— Start DATA EXTRACT —

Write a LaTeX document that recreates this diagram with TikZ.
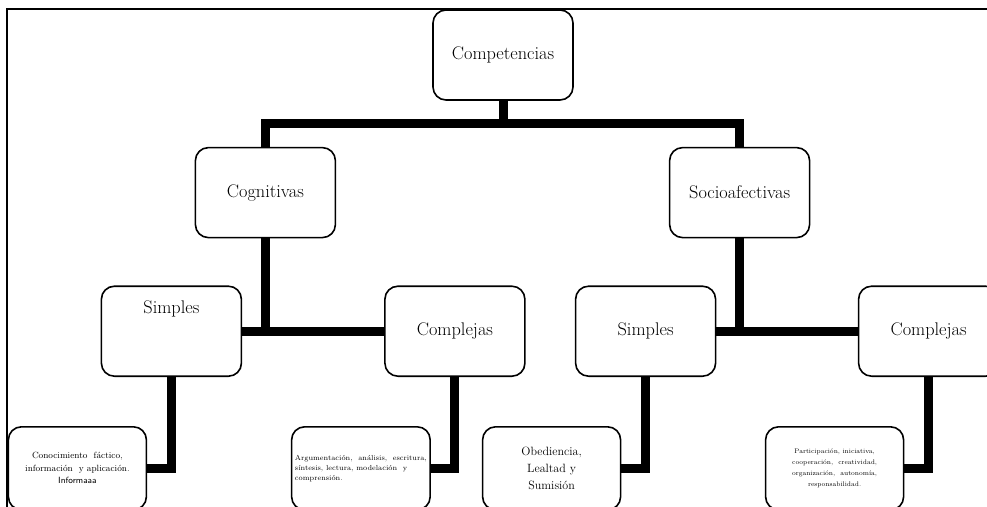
\documentclass[tikz,border=0pt]{standalone}
\usepackage{fontspec}
\usepackage{tikz}
\usetikzlibrary{positioning}

\begin{document}
\begin{tikzpicture}[
  x=1pt,y=1pt,
  box/.style={draw,rounded corners=13pt,line width=1.6pt,fill=white,align=center,
    minimum width=140pt,minimum height=90pt,font=\fontsize{18.3}{22}\selectfont},
  leaf/.style={box,minimum width=138pt,minimum height=83pt},
  link/.style={line width=9pt,line join=miter},
  note/.style={font=\fontsize{7.3}{10}\selectfont},
  node distance=46pt
]
\useasboundingbox (0,0) rectangle (987,-506);
% frame of the page
\draw[line width=2.5pt] (1000,-9) -- (7,-9) -- (7,-520);

\node[box] (comp) at (503,-55) {Competencias};
\node[box, below left=46pt and 96pt of comp] (cogn) {Cognitivas};
\node[box, below right=46pt and 95pt of comp] (socio) {Socioafectivas};

\node[box, below=47pt of cogn, xshift=-94pt, text height=13pt, text depth=49pt] (cogsimp) {Simples};
\node[box, below=47pt of cogn, xshift=189.5pt] (cogcomp) {Complejas};
\node[box, below=47pt of socio, xshift=-94pt] (socsimp) {Simples};
\node[box, below=47pt of socio, xshift=189pt] (soccomp) {Complejas};

\node[leaf, below=49pt of cogsimp, xshift=-94pt, font=\fontsize{9}{12.5}\selectfont] (fact)
  {Conocimiento\ \ fáctico,\\información\ \ y aplicación.\\{\sffamily Informaaa}};
\node[leaf, below=49pt of cogcomp, xshift=-94pt, note, align=left] (skills)
  {Argumentación,\ \ análisis,\ \ escritura,\\síntesis,\ lectura, modelación\ \ y\\comprensión.};
\node[leaf, below=49pt of socsimp, xshift=-94pt, font=\fontsize{12}{17}\selectfont] (obed)
  {Obediencia,\\Lealtad y\\Sumisión};
\node[leaf, below=49pt of soccomp, xshift=-94pt, font=\fontsize{6.6}{11}\selectfont] (partic)
  {Participación,\ iniciativa,\\cooperación,\ \ creatividad,\\organización,\ \ autonomía,\\responsabilidad.};

\coordinate[below=23pt of comp] (top);
\draw[link] (comp.south) -- (top);
\draw[link] (cogn.north) |- (top) -| (socio.north);

\draw[link] (cogsimp.east) -- (cogcomp.west);
\draw[link] (cogn.south) -- (cogn.south |- cogsimp.east);
\draw[link] (socsimp.east) -- (soccomp.west);
\draw[link] (socio.south) -- (socio.south |- socsimp.east);

\draw[link] (cogsimp.south) |- (fact.east);
\draw[link] (cogcomp.south) |- (skills.east);
\draw[link] (socsimp.south) |- (obed.east);
\draw[link] (soccomp.south) |- (partic.east);
\end{tikzpicture}
\end{document}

— End DATA EXTRACT —

**TASK PROMPT**
Omit every picture while copying the listing above exactly.

**FULL OUTPUT**
Write a LaTeX document that recreates this diagram with TikZ.
\documentclass[tikz,border=0pt]{standalone}
\usepackage{fontspec}
\usepackage{tikz}
\usetikzlibrary{positioning}

\begin{document}
\begin{tikzpicture}[
  x=1pt,y=1pt,
  box/.style={draw,rounded corners=13pt,line width=1.6pt,fill=white,align=center,
    minimum width=140pt,minimum height=90pt,font=\fontsize{18.3}{22}\selectfont},
  leaf/.style={box,minimum width=138pt,minimum height=83pt},
  link/.style={line width=9pt,line join=miter},
  note/.style={font=\fontsize{7.3}{10}\selectfont},
  node distance=46pt
]
\useasboundingbox (0,0) rectangle (987,-506);
% frame of the page
\draw[line width=2.5pt] (1000,-9) -- (7,-9) -- (7,-520);

\node[box] (comp) at (503,-55) {Competencias};
\node[box, below left=46pt and 96pt of comp] (cogn) {Cognitivas};
\node[box, below right=46pt and 95pt of comp] (socio) {Socioafectivas};

\node[box, below=47pt of cogn, xshift=-94pt, text height=13pt, text depth=49pt] (cogsimp) {Simples};
\node[box, below=47pt of cogn, xshift=189.5pt] (cogcomp) {Complejas};
\node[box, below=47pt of socio, xshift=-94pt] (socsimp) {Simples};
\node[box, below=47pt of socio, xshift=189pt] (soccomp) {Complejas};

\node[leaf, below=49pt of cogsimp, xshift=-94pt, font=\fontsize{9}{12.5}\selectfont] (fact)
  {Conocimiento\ \ fáctico,\\información\ \ y aplicación.\\{\sffamily Informaaa}};
\node[leaf, below=49pt of cogcomp, xshift=-94pt, note, align=left] (skills)
  {Argumentación,\ \ análisis,\ \ escritura,\\síntesis,\ lectura, modelación\ \ y\\comprensión.};
\node[leaf, below=49pt of socsimp, xshift=-94pt, font=\fontsize{12}{17}\selectfont] (obed)
  {Obediencia,\\Lealtad y\\Sumisión};
\node[leaf, below=49pt of soccomp, xshift=-94pt, font=\fontsize{6.6}{11}\selectfont] (partic)
  {Participación,\ iniciativa,\\cooperación,\ \ creatividad,\\organización,\ \ autonomía,\\responsabilidad.};

\coordinate[below=23pt of comp] (top);
\draw[link] (comp.south) -- (top);
\draw[link] (cogn.north) |- (top) -| (socio.north);

\draw[link] (cogsimp.east) -- (cogcomp.west);
\draw[link] (cogn.south) -- (cogn.south |- cogsimp.east);
\draw[link] (socsimp.east) -- (soccomp.west);
\draw[link] (socio.south) -- (socio.south |- socsimp.east);

\draw[link] (cogsimp.south) |- (fact.east);
\draw[link] (cogcomp.south) |- (skills.east);
\draw[link] (socsimp.south) |- (obed.east);
\draw[link] (soccomp.south) |- (partic.east);
\end{tikzpicture}
\end{document}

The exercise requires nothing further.